**TASK DESCRIPTION:**
Make an exact copy of all the material below, apart from the pictures.

[Saved entries]
-- BEGIN --

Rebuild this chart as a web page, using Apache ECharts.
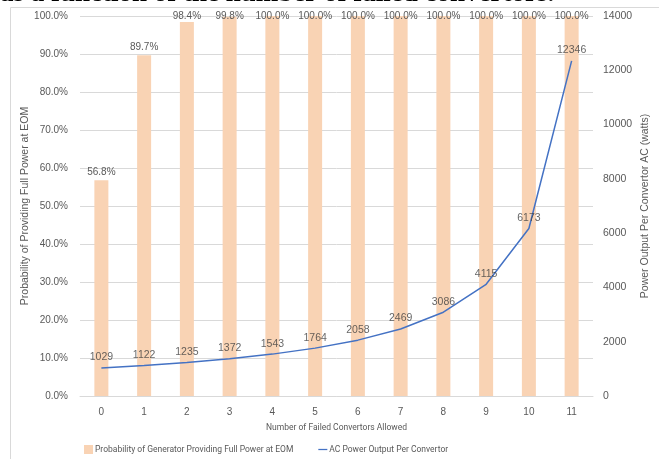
<!DOCTYPE html>
<html>
<head>
<meta charset="utf-8">
<script src="https://cdn.jsdelivr.net/npm/echarts@6/dist/echarts.min.js"></script>
<style>
  html, body { margin: 0; padding: 0; background: #fff; }
  #chart { width: 659px; height: 459px; }
</style>
</head>
<body>
<div id="chart"></div>
<script>
// Number of failed convertors allowed (x axis)
const failedAllowed = ['0', '1', '2', '3', '4', '5', '6', '7', '8', '9', '10', '11'];
// Probability of the generator providing full power at EOM (%)
const probabilityFullPower = [56.8, 89.7, 98.4, 99.8, 100.0, 100.0, 100.0, 100.0, 100.0, 100.0, 100.0, 100.0];
// AC power output per convertor (watts)
const acPowerPerConvertor = [1029, 1122, 1235, 1372, 1543, 1764, 2058, 2469, 3086, 4115, 6173, 12346];

const FONT = '"Liberation Sans", Arial, sans-serif';
const FONT_NARROW = 'Roboto, "Liberation Sans", sans-serif';
const TXT = '#595959';
const GRID_LINE = '#D9D9D9';
const LINE_BLUE = '#4472C4';
const BAR_NAME = 'Probability of Generator Providing Full Power at EOM';
const LINE_NAME = 'AC Power Output Per Convertor';

const chart = echarts.init(document.getElementById('chart'), null, { renderer: 'canvas' });

chart.setOption({
  animation: false,
  textStyle: { fontFamily: FONT },
  graphic: [
    {
      type: 'rect',
      shape: { x: 10.5, y: 7.5, width: 800, height: 600 },
      style: { fill: 'none', stroke: GRID_LINE, lineWidth: 1 },
      silent: true, z: -10
    },
    {
      type: 'text',
      x: 0, y: -6,
      z: 100,
      style: {
        text: 'as a function of the number of failed convertors.',
        font: 'bold 27px "Liberation Serif", "DejaVu Serif", serif',
        fill: '#000',
        verticalAlign: 'middle'
      },
      silent: true
    }
  ],
  grid: { left: 80, right: 66, top: 16, bottom: 63, containLabel: false },
  legend: {
    left: 84, top: 445,
    padding: 0,
    itemGap: 25,
    itemWidth: 9, itemHeight: 9,
    textStyle: { color: TXT, fontSize: 8.5, fontFamily: FONT_NARROW, padding: [0, 0, 0, -3] },
    data: [
      { name: BAR_NAME, icon: 'rect' },
      { name: LINE_NAME, icon: 'path://M0,0 L10,0 L10,1.4 L0,1.4 Z', itemStyle: { color: LINE_BLUE } }
    ]
  },
  xAxis: {
    type: 'category',
    data: failedAllowed,
    name: 'Number of Failed Convertors Allowed',
    nameLocation: 'middle',
    nameGap: 27,
    nameMoveOverlap: false,
    nameTextStyle: { color: TXT, fontSize: 8.5, fontFamily: FONT_NARROW },
    axisLine: { lineStyle: { color: GRID_LINE } },
    axisTick: { show: false },
    axisLabel: { color: TXT, fontSize: 10, margin: 11 }
  },
  yAxis: [
    {
      type: 'value',
      min: 0, max: 100, interval: 10,
      name: 'Probability of Providing Full Power at EOM',
      nameLocation: 'middle',
      nameGap: 49,
      nameMoveOverlap: false,
      nameTextStyle: { color: TXT, fontSize: 10.5 },
      axisLine: { show: false },
      axisTick: { show: false },
      axisLabel: { color: TXT, fontSize: 10, margin: 12, formatter: v => v.toFixed(1) + '%' },
      splitLine: { lineStyle: { color: GRID_LINE } }
    },
    {
      type: 'value',
      min: 0, max: 14000, interval: 2000,
      name: 'Power Output Per Convertor AC (watts)',
      nameLocation: 'middle',
      nameGap: 47,
      nameRotate: 90,
      nameMoveOverlap: false,
      nameTextStyle: { color: TXT, fontSize: 10.5 },
      axisLine: { show: false },
      axisTick: { show: false },
      axisLabel: { color: TXT, fontSize: 10.5, margin: 10, formatter: v => String(v) },
      splitLine: { show: false }
    }
  ],
  series: [
    {
      name: BAR_NAME,
      type: 'bar',
      yAxisIndex: 0,
      data: probabilityFullPower,
      barWidth: 14,
      itemStyle: { color: '#F9D3B4' },
      label: {
        show: true, position: 'top', distance: 3,
        color: TXT, fontSize: 10,
        formatter: p => p.value.toFixed(1) + '%'
      },
      // keep value labels inside the chart area, just under its top edge
      labelLayout: p => ({ dy: Math.max(0, 11 - p.labelRect.y) }),
      z: 1
    },
    {
      name: LINE_NAME,
      type: 'line',
      yAxisIndex: 1,
      data: acPowerPerConvertor,
      symbol: 'none',
      lineStyle: { color: LINE_BLUE, width: 1.5 },
      itemStyle: { color: LINE_BLUE },
      z: 3
    },
    {
      // value labels for the power line
      name: 'power-labels',
      type: 'scatter',
      yAxisIndex: 1,
      data: acPowerPerConvertor,
      symbolSize: 0,
      silent: true,
      label: {
        show: true, position: 'top', distance: 5,
        color: '#404040', fontSize: 10.5
      },
      z: 4
    }
  ]
});
</script>
</body>
</html>
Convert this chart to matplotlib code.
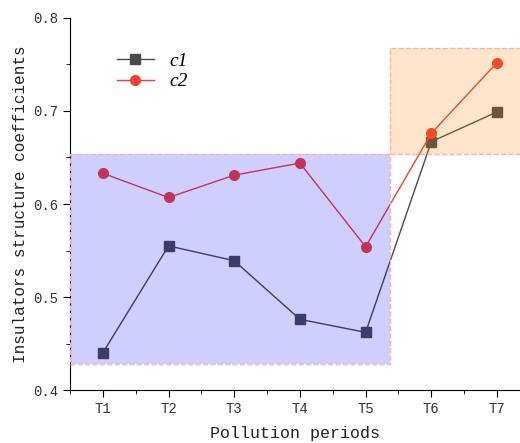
import matplotlib.pyplot as plt
from matplotlib.patches import Rectangle
from matplotlib.ticker import MultipleLocator

plt.rcParams['font.family'] = ['Liberation Mono', 'DejaVu Sans Mono']

periods = ['T1', 'T2', 'T3', 'T4', 'T5', 'T6', 'T7']
c1 = [0.440, 0.555, 0.539, 0.476, 0.462, 0.667, 0.699]
c2 = [0.633, 0.607, 0.631, 0.644, 0.554, 0.676, 0.752]

fig = plt.figure(figsize=(5.2, 4.43), dpi=100)
ax = fig.add_axes([0.1346, 0.1196, 0.8654, 0.8398])

x = list(range(1, len(periods) + 1))
ax.plot(x, c1, color='#4a4a4a', lw=1, marker='s', ms=6.5, label='c1', zorder=2)
ax.plot(x, c2, color='#f04030', lw=1, marker='o', ms=7, label='c2', zorder=2)

# highlighted regions
ax.add_patch(Rectangle((0.5, 0.428), 4.87, 0.226, facecolor='blue', alpha=0.19,
                       edgecolor='none', zorder=3))
ax.add_patch(Rectangle((0.5, 0.428), 4.87, 0.226, facecolor='none',
                       edgecolor='#ffb0a8', ls='--', lw=1, zorder=4))
ax.add_patch(Rectangle((5.37, 0.654), 2.1, 0.114, facecolor='#ff8000', alpha=0.2,
                       edgecolor='none', zorder=3))
ax.add_patch(Rectangle((5.37, 0.654), 2.1, 0.114, facecolor='none',
                       edgecolor='#ffb0a8', ls='--', lw=1, zorder=4))

ax.set_xlim(0.5, 7.35)
ax.set_ylim(0.4, 0.8)
ax.set_xticks(x)
ax.set_xticklabels(periods)
ax.xaxis.set_minor_locator(MultipleLocator(0.5))
ax.yaxis.set_major_locator(MultipleLocator(0.1))
ax.yaxis.set_minor_locator(MultipleLocator(0.05))
ax.tick_params(which='major', direction='out', length=5, labelsize=10,
               labelcolor='#333333')
ax.tick_params(which='minor', direction='out', length=3)
for s in ['top', 'right']:
    ax.spines[s].set_visible(False)

ax.set_xlabel('Pollution periods', fontsize=12, labelpad=7, color='#222222')
ax.set_ylabel('Insulators structure coefficients', fontsize=11.5, labelpad=4,
              color='#222222')

leg = ax.legend(loc='upper left', bbox_to_anchor=(0.065, 0.955), frameon=False,
                fontsize=14, handlelength=1.9, labelspacing=0.15)
for t in leg.get_texts():
    t.set_fontstyle('italic')
    t.set_family('Liberation Serif')

fig.savefig('out.png', dpi=100, facecolor='white')
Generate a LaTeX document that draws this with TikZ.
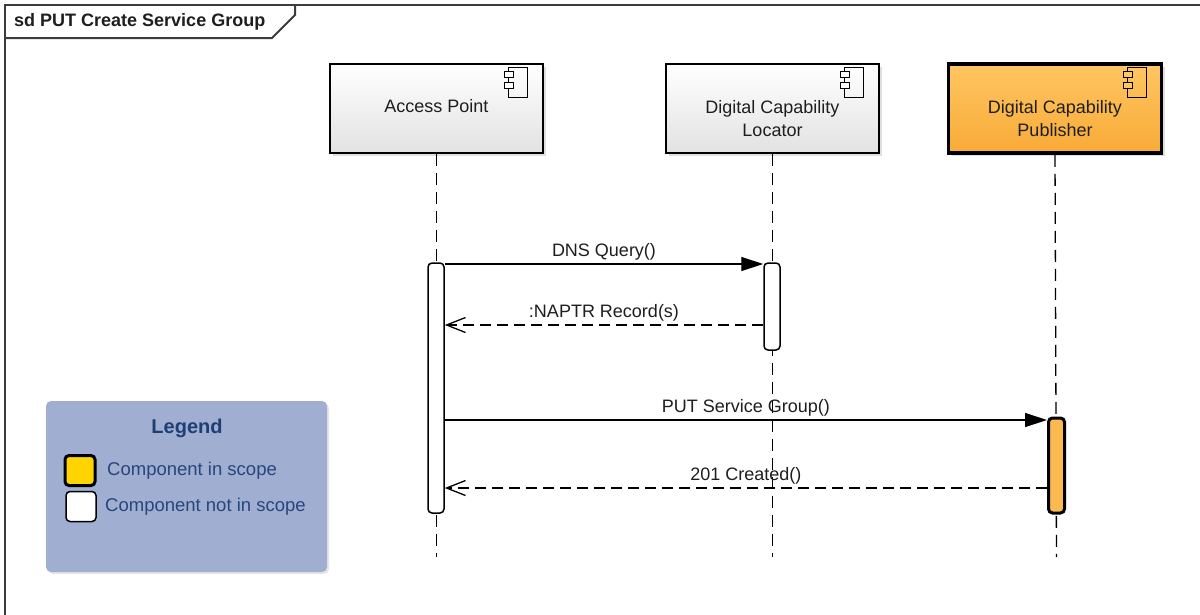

-- END --

**WRITTEN ANSWER:**
Rebuild this chart as a web page, using Apache ECharts.
<!DOCTYPE html>
<html>
<head>
<meta charset="utf-8">
<script src="https://cdn.jsdelivr.net/npm/echarts@6/dist/echarts.min.js"></script>
<style>
  html, body { margin: 0; padding: 0; background: #fff; }
  #chart { width: 659px; height: 459px; }
</style>
</head>
<body>
<div id="chart"></div>
<script>
// Number of failed convertors allowed (x axis)
const failedAllowed = ['0', '1', '2', '3', '4', '5', '6', '7', '8', '9', '10', '11'];
// Probability of the generator providing full power at EOM (%)
const probabilityFullPower = [56.8, 89.7, 98.4, 99.8, 100.0, 100.0, 100.0, 100.0, 100.0, 100.0, 100.0, 100.0];
// AC power output per convertor (watts)
const acPowerPerConvertor = [1029, 1122, 1235, 1372, 1543, 1764, 2058, 2469, 3086, 4115, 6173, 12346];

const FONT = '"Liberation Sans", Arial, sans-serif';
const FONT_NARROW = 'Roboto, "Liberation Sans", sans-serif';
const TXT = '#595959';
const GRID_LINE = '#D9D9D9';
const LINE_BLUE = '#4472C4';
const BAR_NAME = 'Probability of Generator Providing Full Power at EOM';
const LINE_NAME = 'AC Power Output Per Convertor';

const chart = echarts.init(document.getElementById('chart'), null, { renderer: 'canvas' });

chart.setOption({
  animation: false,
  textStyle: { fontFamily: FONT },
  graphic: [
    {
      type: 'rect',
      shape: { x: 10.5, y: 7.5, width: 800, height: 600 },
      style: { fill: 'none', stroke: GRID_LINE, lineWidth: 1 },
      silent: true, z: -10
    },
    {
      type: 'text',
      x: 0, y: -6,
      z: 100,
      style: {
        text: 'as a function of the number of failed convertors.',
        font: 'bold 27px "Liberation Serif", "DejaVu Serif", serif',
        fill: '#000',
        verticalAlign: 'middle'
      },
      silent: true
    }
  ],
  grid: { left: 80, right: 66, top: 16, bottom: 63, containLabel: false },
  legend: {
    left: 84, top: 445,
    padding: 0,
    itemGap: 25,
    itemWidth: 9, itemHeight: 9,
    textStyle: { color: TXT, fontSize: 8.5, fontFamily: FONT_NARROW, padding: [0, 0, 0, -3] },
    data: [
      { name: BAR_NAME, icon: 'rect' },
      { name: LINE_NAME, icon: 'path://M0,0 L10,0 L10,1.4 L0,1.4 Z', itemStyle: { color: LINE_BLUE } }
    ]
  },
  xAxis: {
    type: 'category',
    data: failedAllowed,
    name: 'Number of Failed Convertors Allowed',
    nameLocation: 'middle',
    nameGap: 27,
    nameMoveOverlap: false,
    nameTextStyle: { color: TXT, fontSize: 8.5, fontFamily: FONT_NARROW },
    axisLine: { lineStyle: { color: GRID_LINE } },
    axisTick: { show: false },
    axisLabel: { color: TXT, fontSize: 10, margin: 11 }
  },
  yAxis: [
    {
      type: 'value',
      min: 0, max: 100, interval: 10,
      name: 'Probability of Providing Full Power at EOM',
      nameLocation: 'middle',
      nameGap: 49,
      nameMoveOverlap: false,
      nameTextStyle: { color: TXT, fontSize: 10.5 },
      axisLine: { show: false },
      axisTick: { show: false },
      axisLabel: { color: TXT, fontSize: 10, margin: 12, formatter: v => v.toFixed(1) + '%' },
      splitLine: { lineStyle: { color: GRID_LINE } }
    },
    {
      type: 'value',
      min: 0, max: 14000, interval: 2000,
      name: 'Power Output Per Convertor AC (watts)',
      nameLocation: 'middle',
      nameGap: 47,
      nameRotate: 90,
      nameMoveOverlap: false,
      nameTextStyle: { color: TXT, fontSize: 10.5 },
      axisLine: { show: false },
      axisTick: { show: false },
      axisLabel: { color: TXT, fontSize: 10.5, margin: 10, formatter: v => String(v) },
      splitLine: { show: false }
    }
  ],
  series: [
    {
      name: BAR_NAME,
      type: 'bar',
      yAxisIndex: 0,
      data: probabilityFullPower,
      barWidth: 14,
      itemStyle: { color: '#F9D3B4' },
      label: {
        show: true, position: 'top', distance: 3,
        color: TXT, fontSize: 10,
        formatter: p => p.value.toFixed(1) + '%'
      },
      // keep value labels inside the chart area, just under its top edge
      labelLayout: p => ({ dy: Math.max(0, 11 - p.labelRect.y) }),
      z: 1
    },
    {
      name: LINE_NAME,
      type: 'line',
      yAxisIndex: 1,
      data: acPowerPerConvertor,
      symbol: 'none',
      lineStyle: { color: LINE_BLUE, width: 1.5 },
      itemStyle: { color: LINE_BLUE },
      z: 3
    },
    {
      // value labels for the power line
      name: 'power-labels',
      type: 'scatter',
      yAxisIndex: 1,
      data: acPowerPerConvertor,
      symbolSize: 0,
      silent: true,
      label: {
        show: true, position: 'top', distance: 5,
        color: '#404040', fontSize: 10.5
      },
      z: 4
    }
  ]
});
</script>
</body>
</html>
Convert this chart to matplotlib code.
import matplotlib.pyplot as plt
from matplotlib.patches import Rectangle
from matplotlib.ticker import MultipleLocator

plt.rcParams['font.family'] = ['Liberation Mono', 'DejaVu Sans Mono']

periods = ['T1', 'T2', 'T3', 'T4', 'T5', 'T6', 'T7']
c1 = [0.440, 0.555, 0.539, 0.476, 0.462, 0.667, 0.699]
c2 = [0.633, 0.607, 0.631, 0.644, 0.554, 0.676, 0.752]

fig = plt.figure(figsize=(5.2, 4.43), dpi=100)
ax = fig.add_axes([0.1346, 0.1196, 0.8654, 0.8398])

x = list(range(1, len(periods) + 1))
ax.plot(x, c1, color='#4a4a4a', lw=1, marker='s', ms=6.5, label='c1', zorder=2)
ax.plot(x, c2, color='#f04030', lw=1, marker='o', ms=7, label='c2', zorder=2)

# highlighted regions
ax.add_patch(Rectangle((0.5, 0.428), 4.87, 0.226, facecolor='blue', alpha=0.19,
                       edgecolor='none', zorder=3))
ax.add_patch(Rectangle((0.5, 0.428), 4.87, 0.226, facecolor='none',
                       edgecolor='#ffb0a8', ls='--', lw=1, zorder=4))
ax.add_patch(Rectangle((5.37, 0.654), 2.1, 0.114, facecolor='#ff8000', alpha=0.2,
                       edgecolor='none', zorder=3))
ax.add_patch(Rectangle((5.37, 0.654), 2.1, 0.114, facecolor='none',
                       edgecolor='#ffb0a8', ls='--', lw=1, zorder=4))

ax.set_xlim(0.5, 7.35)
ax.set_ylim(0.4, 0.8)
ax.set_xticks(x)
ax.set_xticklabels(periods)
ax.xaxis.set_minor_locator(MultipleLocator(0.5))
ax.yaxis.set_major_locator(MultipleLocator(0.1))
ax.yaxis.set_minor_locator(MultipleLocator(0.05))
ax.tick_params(which='major', direction='out', length=5, labelsize=10,
               labelcolor='#333333')
ax.tick_params(which='minor', direction='out', length=3)
for s in ['top', 'right']:
    ax.spines[s].set_visible(False)

ax.set_xlabel('Pollution periods', fontsize=12, labelpad=7, color='#222222')
ax.set_ylabel('Insulators structure coefficients', fontsize=11.5, labelpad=4,
              color='#222222')

leg = ax.legend(loc='upper left', bbox_to_anchor=(0.065, 0.955), frameon=False,
                fontsize=14, handlelength=1.9, labelspacing=0.15)
for t in leg.get_texts():
    t.set_fontstyle('italic')
    t.set_family('Liberation Serif')

fig.savefig('out.png', dpi=100, facecolor='white')
Generate a LaTeX document that draws this with TikZ.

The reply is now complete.